Moyens d’action concrets

Pour matérialiser son engagement et aider le corps médical à se mobiliser, l’ACP a développé un plan d’action « Changement climatique et santé » dont les outils ont été mis à disposition des médecins sur son site (http://www.acponline.org/advocacy/advocacy-in-action/climate-change-toolkit).

Ces ressources comportent plusieurs éléments à visée « éducative » destinés à l’entourage professionnel et aux patients, qui expliquent le changement climatique, la façon dont il affecte la santé, et les co-bénéfices sanitaires des actions d’atténuation et d’adaptation. Une autre série de documents pratiques aborde point par point ce que chaque professionnel peut faire pour réduire son impact environnemental (consommation d’énergie, production de déchets, transport, alimentation, etc.). Cette « boîte à outils » est assortie d’une liste de références bibliographiques.

 

Laurence Nicolle-Mir

 

Commentaires

Ce document court, mais dense, de Crowley R.A. (dans Annals of International Medicine, 2016), traite des effets du réchauffement climatique sur la santé des humains (et un peu moins de la santé environnementale). Si l’on ne fait rien, si l’on n’agit pas de manière volontaire pour lutter contre ses origines anthropiques, l’article rappelle quels seront les effets principaux sur la santé d’une augmentation de la température de la planète : effets thermiques (de manière évidente), respiratoires, liés à la nourriture, etc.

Ce qui est important dans ce « position paper », c’est que, comme chez Molière, tous n’en mourront pas, mais tous seront touchés, mais certains, comme dans la ferme des animaux d’Orwell, seront comme toujours, plus égaux que les autres.

Dans les recommandations, apparaissent :

  • le besoin de réduire les émissions de gaz à effet de serre ;
  • la nécessité de disposer d’une capacité médicale à aider les patients atteints par les effets du réchauffement climatique ;
  • l’aide/le conseil aux citoyens pour faire évoluer leurs pratiques de lutte contre le changement climatique tout en tentant d’améliorer leur santé (par exemple se déplacer à vélo) ;
  • l’éducation du corps médical aux effets du changement climatique sur la santé pour mieux les combattre ;
  • le soutien à la recherche.

Ces propositions de bon sens qui supposent d’anticiper les problèmes à venir dans un futur proche devraient être prises en considération par l’ensemble des États de la planète.
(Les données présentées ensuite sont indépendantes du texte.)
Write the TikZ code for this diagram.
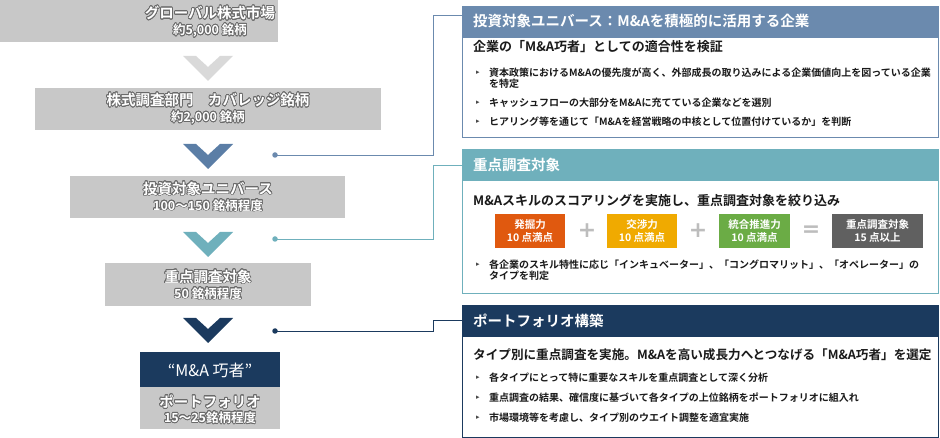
\documentclass[tikz,border=0pt]{standalone}
\usepackage{fontspec}
\setmainfont{Noto Sans CJK JP}[BoldFont={Noto Sans CJK JP Bold}]
\newfontfamily\symfont{DejaVu Sans}
\usepackage{contour}
\contourlength{0.7pt}
\contournumber{24}
\definecolor{lgray}{HTML}{C8C8C8}
\definecolor{chevg}{HTML}{D9D9D9}
\definecolor{colA}{HTML}{6B8AAE}
\definecolor{chevA}{HTML}{5B7EA6}
\definecolor{colB}{HTML}{6FB0BC}
\definecolor{colC}{HTML}{1B3A5E}
\definecolor{orng}{HTML}{E0590F}
\definecolor{yell}{HTML}{F0AA00}
\definecolor{grn}{HTML}{6BAC45}
\definecolor{dgray}{HTML}{606060}
\definecolor{opgray}{HTML}{BDBDBD}
\definecolor{olc}{HTML}{6A6A6A}
\definecolor{txt}{HTML}{1A1A1A}
\newcommand{\oltx}[1]{\contour{olc}{#1}}
\newcommand{\bigln}{\fontsize{14.5}{16}\selectfont}
\begin{document}
\begin{tikzpicture}[x=1pt,y=-1pt,
  lbox/.style={fill=lgray, draw=none, inner sep=0, anchor=north west},
  ltext/.style={text=white, align=center, inner sep=0, font=\fontsize{12.5}{16}\selectfont\bfseries},
  dot/.style={circle, inner sep=0, minimum size=5.5},
  conn/.style={line width=0.9pt},
  rbox/.style={draw, line width=1pt, fill=white, inner sep=0, anchor=north west, minimum width=476},
  rhead/.style={inner sep=0, anchor=north west, minimum width=476, minimum height=32},
  htext/.style={anchor=west, text=white, inner sep=0, font=\fontsize{14.5}{16}\selectfont\bfseries},
  sub/.style={anchor=west, text=txt, inner sep=0, font=\fontsize{13}{15}\selectfont\bfseries},
  btext/.style={anchor=west, text=txt, inner sep=0, align=left, font=\fontsize{10}{11}\selectfont\bfseries},
  bmark/.style={text=txt!80, inner sep=0, font=\symfont\fontsize{7}{7}\selectfont},
  sbox/.style={text=white, align=center, inner sep=0, minimum height=34, font=\fontsize{10.5}{12.5}\selectfont\bfseries},
  opsym/.style={text=opgray, inner sep=0, font=\symfont\bfseries\fontsize{22}{22}\selectfont},
  pics/chev/.style={code={\fill[#1] (-25,0) -- (-12,0) -- (0,11) -- (12,0) -- (25,0) -- (0,25) -- cycle;}}
]
\useasboundingbox (0,0) rectangle (940,438);

% ---- left column ----
\node[lbox, minimum width=278, minimum height=42] (g1) at (0,0) {};
\node[ltext] (g1t) at (210,22) {\oltx{\bigln グローバル株式市場}\\\oltx{約5,000 銘柄}};
\pic at (208,56) {chev=chevg};
\node[lbox, minimum width=346, minimum height=42] (g2) at (35,88) {};
\node[ltext] (g2t) at (208,109) {\oltx{\bigln 株式調査部門　カバレッジ銘柄}\\\oltx{約2,000 銘柄}};
\pic at (208,144) {chev=chevA};
\node[lbox, minimum width=275, minimum height=42] (g3) at (70,176) {};
\node[ltext] (g3t) at (208,197) {\oltx{\bigln 投資対象ユニバース}\\\oltx{100〜150 銘柄程度}};
\pic at (208,232) {chev=colB};
\node[lbox, minimum width=206, minimum height=43] (g4) at (105,263) {};
\node[ltext] (g4t) at (208,285) {\oltx{\bigln 重点調査対象}\\\oltx{50 銘柄程度}};
\pic at (208,318) {chev=colC};
\node[lbox, fill=colC, minimum width=140, minimum height=35] (g5h) at (140,352) {};
\node[text=white, inner sep=0, font=\fontsize{16}{16}\selectfont] (g5ht) at (210,370) {“M\&A 巧者”};
\node[lbox, minimum width=140, minimum height=42] (g5) at (140,387) {};
\node[ltext, font=\fontsize{12.5}{15}\selectfont\bfseries] (g5t) at (210,409.5) {\oltx{\bigln ポートフォリオ}\\\oltx{15〜25銘柄程度}};

% ---- right boxes ----
\node[rbox, draw=colA, minimum height=131] (A) at (462,6) {};
\node[rhead, fill=colA] (Ah) at (462,6) {};
\node[htext] (Aht) at (473,21) {投資対象ユニバース：M\&Aを積極的に活用する企業};
\node[sub] (As) at (473,47) {企業の「M\&A巧者」としての適合性を検証};
\node[bmark] (Am1) at (478,73) {▸};
\node[btext] (Ab1) at (489,78.5) {資本政策におけるM\&Aの優先度が高く、外部成長の取り込みによる企業価値向上を図っている企業\\を特定};
\node[bmark] (Am2) at (478,103) {▸};
\node[btext] (Ab2) at (489,103) {キャッシュフローの大部分をM\&Aに充てている企業などを選別};
\node[bmark] (Am3) at (478,122) {▸};
\node[btext] (Ab3) at (489,122) {ヒアリング等を通じて「M\&Aを経営戦略の中核として位置付けているか」を判断};

\node[rbox, draw=colB, minimum height=144] (B) at (462,149) {};
\node[rhead, fill=colB] (Bh) at (462,149) {};
\node[htext] (Bht) at (473,165) {重点調査対象};
\node[sub] (Bs) at (473,200) {M\&Aスキルのスコアリングを実施し、重点調査対象を絞り込み};
\node[sbox, fill=orng, minimum width=70] (s1) at (530,231) {発掘力\\10 点満点};
\node[opsym] (p1) at (587,231) {+};
\node[sbox, fill=yell, minimum width=70] (s2) at (642,231) {交渉力\\10 点満点};
\node[opsym] (p2) at (698,231) {+};
\node[sbox, fill=grn, minimum width=71] (s3) at (754.5,231) {統合推進力\\10 点満点};
\node[opsym] (eq) at (811,231) {=};
\node[sbox, fill=dgray, minimum width=91] (s4) at (877.5,231) {重点調査対象\\15 点以上};
\node[bmark] (Bm1) at (478,265) {▸};
\node[btext] (Bb1) at (489,270.5) {各企業のスキル特性に応じ「インキュベーター」、「コングロマリット」、「オペレーター」の\\タイプを判定};

\node[rbox, draw=colC, minimum height=132] (C) at (462,305) {};
\node[rhead, fill=colC] (Ch) at (462,305) {};
\node[htext] (Cht) at (473,321) {ポートフォリオ構築};
\node[sub, font=\fontsize{12.6}{15}\selectfont\bfseries] (Cs) at (473,355) {タイプ別に重点調査を実施。M\&Aを高い成長力へとつなげる「M\&A巧者」を選定};
\node[bmark] (Cm1) at (478,378) {▸};
\node[btext] (Cb1) at (489,378) {各タイプにとって特に重要なスキルを重点調査として深く分析};
\node[bmark] (Cm2) at (478,398) {▸};
\node[btext] (Cb2) at (489,398) {重点調査の結果、確信度に基づいて各タイプの上位銘柄をポートフォリオに組入れ};
\node[bmark] (Cm3) at (478,418) {▸};
\node[btext] (Cb3) at (489,418) {市場環境等を考慮し、タイプ別のウエイト調整を適宜実施};

% ---- connectors ----
\node[dot, fill=colA] (d1) at (275,155) {};
\node[dot, fill=colB] (d2) at (275,239) {};
\node[dot, fill=colC] (d3) at (275,331) {};
\coordinate (k1) at (433,15);
\coordinate (k2) at (433,165);
\coordinate (k3) at (433,320);
\draw[conn, colA] (d1.center) -| (k1) -- (k1 -| A.west);
\draw[conn, colB] (d2.center) -| (k2) -- (k2 -| B.west);
\draw[conn, colC] (d3.center) -| (k3) -- (k3 -| C.west);
\end{tikzpicture}
\end{document}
En particulier, le transfert actuel de certains micro-organismes du Sud vers le Nord, fait que toute la planète est concernée, même si des évolutions technologiques pourront limiter, pour certains privilégiés, les effets attendus.

Ces recommandations pourraient avantageusement être approfondies et promues en dehors du cadre de l’article pour qu’elles soient acceptées dans un cadre international comme l’Organisation mondiale de la santé (OMS).

Jean-Claude André

 

[1] Environ Risque Sante. 2015;14:466-468.

 

Publication analysée :

Crowley R, for the Health and Public Comittee of the American College of Physicians.Climate change and health: a position paper of the American College of Physicians. Ann Intern Med 2016; 164: 608-10.

American College of Physicians, Washington, États-Unis.